WHAT YOU HAVE TO DO ->
Only the lines from the start of the data below through the line that contains "const yMinorB = [2.5, 7.5, 12.5, 17.5, 22.5, 27.5, 32.5, 37.5];" are to be copied, exactly and without pictures.

————

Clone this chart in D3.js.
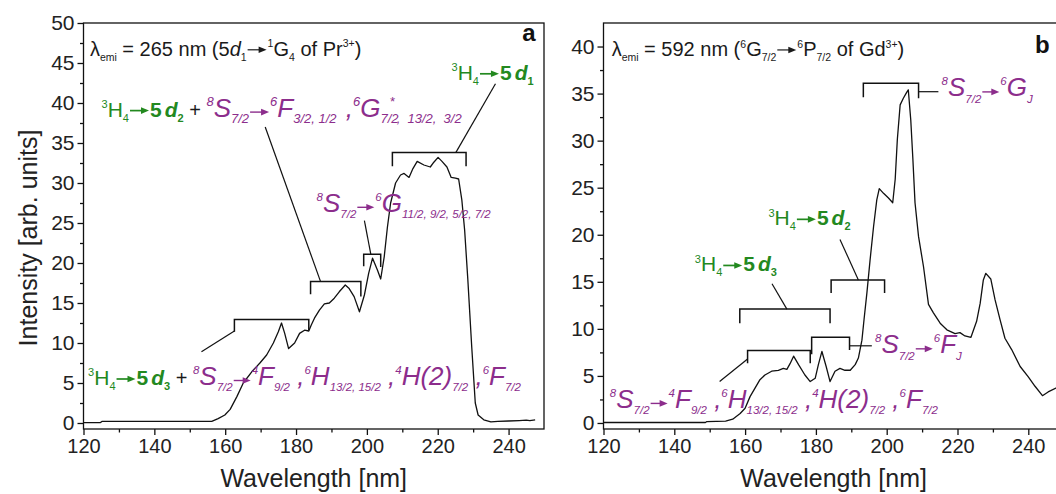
<!DOCTYPE html>
<html>
<head>
<meta charset="utf-8">
<script src="https://d3js.org/d3.v7.min.js"></script>
<style>
  body { margin: 0; background: #fff; }
  svg { display: block; }
</style>
</head>
<body>
<div id="chart"></div>
<script>
// ---------- values ----------
const xTicks = [120, 140, 160, 180, 200, 220, 240];
const xMinor = [130, 150, 170, 190, 210, 230];
const yTicksA = [0, 5, 10, 15, 20, 25, 30, 35, 40, 45, 50];
const yMinorA = [2.5, 7.5, 12.5, 17.5, 22.5, 27.5, 32.5, 37.5, 42.5, 47.5];
const yTicksB = [0, 5, 10, 15, 20, 25, 30, 35, 40];
const yMinorB = [2.5, 7.5, 12.5, 17.5, 22.5, 27.5, 32.5, 37.5];

// panel a: excitation spectrum, emission 265 nm (wavelength nm, intensity)
const spectrumA = [
  [120, 0.05], [124.8, 0.05], [125.2, 0.2], [156.2, 0.2], [158, 0.55], [159.9, 1.0],
  [161.4, 1.7], [163.3, 3.3], [165.1, 5.0], [167.5, 6.4], [169.8, 7.5], [171.7, 8.5],
  [173.6, 10.0], [175, 11.4], [175.9, 12.5], [176.8, 11.2], [177.9, 9.3], [179.6, 10.0],
  [181, 11.2], [182.4, 11.6], [183.6, 11.5], [184.3, 12.25], [185.2, 13.1], [186.6, 14.1],
  [188, 14.9], [189.4, 15.0], [190.8, 15.6], [192.2, 16.4], [193.9, 17.25], [195, 16.8],
  [196.4, 15.8], [197.9, 13.9], [199.3, 16.0], [200.5, 18.7], [201.6, 20.6], [203, 19.1],
  [203.9, 18.0], [204.9, 20.8], [205.8, 24.5], [206.7, 27.5], [208.1, 30.0], [209.5, 31.0],
  [210.5, 31.2], [211.9, 30.7], [213, 31.8], [214.2, 32.7], [216.1, 32.25], [217.9, 32.0],
  [218.9, 32.6], [220.1, 33.2], [221.2, 32.7], [222.6, 32.0], [223.8, 30.7], [225, 30.6],
  [225.9, 30.5], [226.8, 27.9], [227.6, 24.1], [228.5, 17.9], [229.6, 9.5], [230.6, 2.5],
  [231.4, 1.0], [233, 0.4], [235, 0.15], [237, 0.2], [240, 0.25], [243, 0.3], [245, 0.35],
  [246, 0.3], [247.5, 0.4]
];

// panel b: excitation spectrum, emission 592 nm
const spectrumB = [
  [120, 0.05], [148.8, 0.05], [149.2, 0.15], [154.5, 0.2], [156.5, 0.4], [158.6, 1.0],
  [160, 1.56], [161.4, 2.8], [162.8, 3.7], [164.2, 4.6], [165.6, 5.1], [167.5, 5.5],
  [169.4, 5.6], [170.8, 5.8], [171.8, 5.7], [172.7, 6.3], [173.7, 7.1], [175.1, 6.2],
  [176.9, 5.1], [178.4, 4.4], [179.8, 4.75], [180.7, 6.2], [181.7, 7.6], [182.9, 6.0],
  [184, 4.4], [185.4, 5.5], [186.8, 5.8], [188.2, 5.6], [189.7, 5.6], [191.1, 6.2],
  [192, 6.9], [193, 8.8], [193.6, 11.0], [194.4, 13.8], [195.3, 17.3], [196.3, 20.9],
  [197.2, 23.7], [197.9, 24.9], [199.1, 24.4], [200.5, 23.9], [201.7, 23.4], [202.4, 25.9],
  [203, 30.1], [203.8, 33.8], [204.7, 34.5], [205.6, 35.1], [206.1, 35.4], [206.8, 32.2],
  [207.4, 28], [208, 23.4], [209, 19.8], [210.4, 16.6], [211.8, 12.6], [213.2, 11.7],
  [215.1, 10.6], [217, 9.9], [219.3, 9.5], [220.7, 9.6], [222.1, 9.25], [223.8, 9.1],
  [225.4, 10.8], [226.4, 12.7], [227.3, 15.2], [228, 15.9], [229.4, 15.3], [230.6, 13.1],
  [232, 11.0], [233.4, 9.0], [235.3, 7.8], [237.7, 6.0], [240, 4.9], [241.9, 3.9],
  [244, 2.9], [245.6, 3.3], [247.8, 3.7], [249.5, 3.9]
];

// brackets: [from nm, to nm, level, left leg end, right leg end]
const bracketsA = [
  [162.6, 183.6, 12.95, 11.4, 11.6],
  [184.1, 198.3, 17.7, 16.1, 15.8],
  [199.1, 203.9, 21.1, 19.6, 19.5],
  [207.2, 228.0, 33.8, 32.1, 32.1]
];
const bracketsB = [
  [193.4, 209.0, 36.1, 34.6, 34.5],
  [184.3, 199.4, 15.2, 13.8, 13.8],
  [158.5, 184.0, 12.1, 10.6, 10.6],
  [160.7, 178.4, 7.7, 6.35, 6.35],
  [178.8, 189.5, 9.1, 7.3, 7.75]
];
// leader lines: [nm1, y1, nm2, y2]
const leadersA = [
  [153.3, 8.9, 162.6, 11.5],
  [186.9, 17.7, 171.3, 37.0],
  [201.1, 21.1, 199.3, 25.3],
  [225.1, 33.8, 236.3, 42.4]
];
const leadersB = [
  [209.0, 35.2, 214.6, 35.2],
  [192.0, 15.2, 186.8, 19.5],
  [171.8, 12.1, 167.6, 14.8],
  [160.7, 6.8, 152.8, 4.4],
  [189.5, 8.2, 195.8, 8.2]
];

// label texts: [text, kind, colour, dx]  kind: n normal, i italic, b bold, p sup, s sub, a arrow
const lambdaA = [["λ","n","k"],["emi","s","k"],[" = 265 nm (5","n","k"],["d","i","k"],["1","s","k"],
  ["→","a","k"],["1","p","k"],["G","n","k"],["4","s","k"],[" of Pr","n","k"],["3+","p","k"],[")","n","k"]];
const lambdaB = [["λ","n","k"],["emi","s","k"],[" = 592 nm (","n","k"],["6","p","k"],["G","n","k"],["7/2","s","k"],
  ["→","a","k"],["6","p","k"],["P","n","k"],["7/2","s","k"],[" of Gd","n","k"],["3+","p","k"],[")","n","k"]];
const lab5d1 = [["3","p","g"],["H","n","g"],["4","s","g"],["→","a","g"],["5","b","g"],["d","bi","g",3],["1","sb","g"]];
const lab5d2 = [["3","p","g"],["H","n","g"],["4","s","g"],["→","a","g"],["5","b","g"],["d","bi","g",3],["2","sb","g"]];
const lab5d3 = [["3","p","g"],["H","n","g"],["4","s","g"],["→","a","g"],["5","b","g"],["d","bi","g",3],["3","sb","g"]];
const plus = [[" + ","n","k"]];
const sF = [["8","pi","q"],["S","i","q"],["7/2","si","q"],["→","a","q"],["6","pi","q"],["F","i","q"],
  ["3/2, 1/2","si","q"],[" ,","i","q",2],["6","pi","q"],["G","i","q"],["7/2","si","q"],["*","pi","q",-9],
  [",  13/2,  3/2","si","q",2]];
const sG = [["8","pi","p"],["S","i","p"],["7/2","si","p"],["→","a","p"],["6","pi","p"],["G","i","p"],
  ["11/2, 9/2, 5/2, 7/2","si","p"]];
const sLow = [["8","pi","p"],["S","i","p"],["7/2","si","p"],["→","a","p"],["4","pi","p"],["F","i","p"],
  ["9/2","si","p"],[" ,","i","p"],["6","pi","p"],["H","i","p"],["13/2, 15/2","si","p"],[" ,","i","p"],
  ["4","pi","p"],["H(2)","i","p"],["7/2","si","p"],[" ,","i","p"],["6","pi","p"],["F","i","p"],["7/2","si","p"]];
const sGJ = [["8","pi","p"],["S","i","p"],["7/2","si","p"],["→","a","p"],["6","pi","p"],["G","i","p"],["J","si","p"]];
const sFJ = [["8","pi","p"],["S","i","p"],["7/2","si","p"],["→","a","p"],["6","pi","p"],["F","i","p"],["J","si","p"]];

// where each label starts, in data units of its panel
const labelsA = [
  { at: [121.8, 45.9], parts: lambdaA },
  { at: [223.9, 42.9], parts: lab5d1 },
  { at: [125.1, 38.3], parts: lab5d2.concat(plus, sF) },
  { at: [185.8, 26.4], parts: sG },
  { at: [121.3, 4.75], parts: lab5d3.concat(plus, sLow) }
];
const labelsB = [
  { at: [122.3, 39.0], parts: lambdaB },
  { at: [215.5, 34.7], parts: sGJ },
  { at: [166.6, 21.0], parts: lab5d2 },
  { at: [145.8, 16.1], parts: lab5d3 },
  { at: [196.7, 7.4], parts: sFJ },
  { at: [121.8, 1.6], parts: sLow }
];

// ---------- drawing ----------
const FONT = "'Liberation Sans', Arial, sans-serif";
const COLORS = { g: "#23891f", p: "#8c2d8c", q: "#8c2d8c", k: "#1a1a1a" };
// [main size, small size, arrow length, arrow lift, arrow stroke]
const SIZES = {
  g: [21, 11, 21, 6, 1.7],
  p: [26, 11.5, 19, 4.5, 1.4],
  q: [26, 13, 21, 4.5, 1.4],
  k: [20, 10.5, 21, 6, 1.2]
};

const svg = d3.select("#chart")
  .append("svg")
  .attr("width", 1056)
  .attr("height", 494);

svg.append("rect").attr("width", 1056).attr("height", 494).attr("fill", "#fff");

function rich(g, x, y, parts) {
  const t = g.append("text")
    .attr("x", x).attr("y", y)
    .attr("font-family", FONT)
    .style("white-space", "pre");
  let cur = 0;
  const arrows = [];
  parts.forEach(([str, kind, c, dx]) => {
    const [M, m, A, lift, sw] = SIZES[c];
    let size = M, shift = 0;
    if (kind[0] === "p") { size = m; shift = -0.42 * M; }
    else if (kind[0] === "s") { size = m; shift = 0.24 * M; }
    const ts = t.append("tspan")
      .attr("dy", shift - cur)
      .attr("dx", dx || 0)
      .attr("font-style", kind.includes("i") ? "italic" : "normal")
      .attr("font-weight", kind.includes("b") ? "bold" : "normal")
      .attr("fill", COLORS[c]);
    if (kind === "a") {
      // invisible em dash reserves the room, the arrow itself is drawn below
      ts.attr("font-size", A).attr("fill", "none").text("\u2014");
      arrows.push({ node: ts.node(), color: COLORS[c], lift: lift, sw: sw });
    } else {
      ts.attr("font-size", size).text(str);
    }
    cur = shift;
  });
  arrows.forEach(a => {
    const p = a.node.getStartPositionOfChar(0);
    const w = a.node.getComputedTextLength();
    const xa = p.x + 1, xb = p.x + w - 1, ya = p.y - a.lift;
    g.append("line")
      .attr("x1", xa).attr("x2", xb - 5)
      .attr("y1", ya).attr("y2", ya)
      .attr("stroke", a.color).attr("stroke-width", a.sw);
    g.append("path")
      .attr("d", "M" + xb + "," + ya + "L" + (xb - 8) + "," + (ya - 3.3) + "L" + (xb - 8) + "," + (ya + 3.3) + "Z")
      .attr("fill", a.color);
  });
}

function drawPanel(cfg) {
  const x = d3.scaleLinear().domain([120, 250]).range(cfg.xRange);
  const y = d3.scaleLinear().domain(cfg.yDomain).range([429, 23]);
  const g = svg.append("g");
  const x0 = cfg.xRange[0], x1 = cfg.xRange[1];

  // axes
  const ax = g.append("g").attr("transform", "translate(0,429)")
    .call(d3.axisBottom(x).tickValues(xTicks).tickSize(6).tickSizeOuter(0).tickPadding(4));
  const axm = g.append("g").attr("transform", "translate(0,429)")
    .call(d3.axisBottom(x).tickValues(xMinor).tickSize(3.5).tickFormat(""));
  const ay = g.append("g").attr("transform", "translate(" + x0 + ",0)")
    .call(d3.axisLeft(y).tickValues(cfg.yTicks).tickSize(6).tickSizeOuter(0).tickPadding(3));
  const aym = g.append("g").attr("transform", "translate(" + x0 + ",0)")
    .call(d3.axisLeft(y).tickValues(cfg.yMinor).tickSize(3.5).tickFormat(""));
  [ax, axm, ay, aym].forEach(a => {
    a.select(".domain").remove();
    a.selectAll("line").attr("stroke", "#111").attr("stroke-width", 1.3);
    a.selectAll("text").attr("font-family", FONT).attr("font-size", 20).attr("fill", "#222");
  });
  ay.selectAll("text").attr("font-size", 21);

  // frame
  g.append("rect")
    .attr("x", x0).attr("y", 23)
    .attr("width", x1 - x0).attr("height", 406)
    .attr("fill", "none").attr("stroke", "#111").attr("stroke-width", 1.3);

  // spectrum
  const line = d3.line().x(d => x(d[0])).y(d => y(d[1]));
  g.append("path")
    .datum(cfg.data)
    .attr("d", line)
    .attr("fill", "none")
    .attr("stroke", "#111")
    .attr("stroke-width", 1.3)
    .attr("stroke-linejoin", "round");

  // brackets and leader lines
  g.selectAll(".bracket")
    .data(cfg.brackets)
    .enter()
    .append("path")
    .attr("class", "bracket")
    .attr("d", d => "M" + x(d[0]) + "," + y(d[3]) + "V" + y(d[2]) + "H" + x(d[1]) + "V" + y(d[4]))
    .attr("fill", "none").attr("stroke", "#111").attr("stroke-width", 1.5);

  g.selectAll(".leader")
    .data(cfg.leaders)
    .enter()
    .append("line")
    .attr("class", "leader")
    .attr("x1", d => x(d[0])).attr("y1", d => y(d[1]))
    .attr("x2", d => x(d[2])).attr("y2", d => y(d[3]))
    .attr("stroke", "#111").attr("stroke-width", 1.2);

  cfg.labels.forEach(l => rich(g, x(l.at[0]), y(l.at[1]), l.parts));

  // panel letter
  g.append("text")
    .attr("x", x(cfg.letterAt[0])).attr("y", y(cfg.letterAt[1]))
    .attr("text-anchor", cfg.letterAnchor)
    .attr("font-family", FONT).attr("font-size", 24).attr("font-weight", "bold")
    .attr("fill", "#111")
    .text(cfg.letter);

  // x title
  g.append("text")
    .attr("x", (x0 + x1) / 2).attr("y", 487)
    .attr("text-anchor", "middle")
    .attr("font-family", FONT).attr("font-size", 25).attr("fill", "#222")
    .text("Wavelength [nm]");
}

drawPanel({
  xRange: [83.5, 544], yDomain: [-0.75, 50], yTicks: yTicksA, yMinor: yMinorA,
  data: spectrumA, brackets: bracketsA, leaders: leadersA, labels: labelsA,
  letter: "a", letterAt: [247.6, 47.8], letterAnchor: "end"
});

drawPanel({
  xRange: [603.5, 1063.7], yDomain: [-0.64, 42.5], yTicks: yTicksB, yMinor: yMinorB,
  data: spectrumB, brackets: bracketsB, leaders: leadersB, labels: labelsB,
  letter: "b", letterAt: [241.9, 39.3], letterAnchor: "start"
});

svg.append("text")
  .attr("transform", "translate(37,238) rotate(-90)")
  .attr("text-anchor", "middle")
  .attr("font-family", FONT).attr("font-size", 25).attr("fill", "#222")
  .text("Intensity [arb. units]");
</script>
</body>
</html>
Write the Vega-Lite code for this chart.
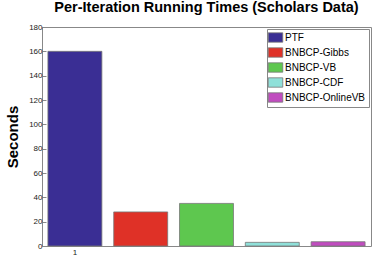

————

CORRECT RESPONSE ->
Clone this chart in D3.js.
<!DOCTYPE html>
<html>
<head>
<meta charset="utf-8">
<script src="https://d3js.org/d3.v7.min.js"></script>
<style>
  body { margin: 0; background: #fff; }
  svg { display: block; }
</style>
</head>
<body>
<div id="chart"></div>
<script>
// ---------- values ----------
const xTicks = [120, 140, 160, 180, 200, 220, 240];
const xMinor = [130, 150, 170, 190, 210, 230];
const yTicksA = [0, 5, 10, 15, 20, 25, 30, 35, 40, 45, 50];
const yMinorA = [2.5, 7.5, 12.5, 17.5, 22.5, 27.5, 32.5, 37.5, 42.5, 47.5];
const yTicksB = [0, 5, 10, 15, 20, 25, 30, 35, 40];
const yMinorB = [2.5, 7.5, 12.5, 17.5, 22.5, 27.5, 32.5, 37.5];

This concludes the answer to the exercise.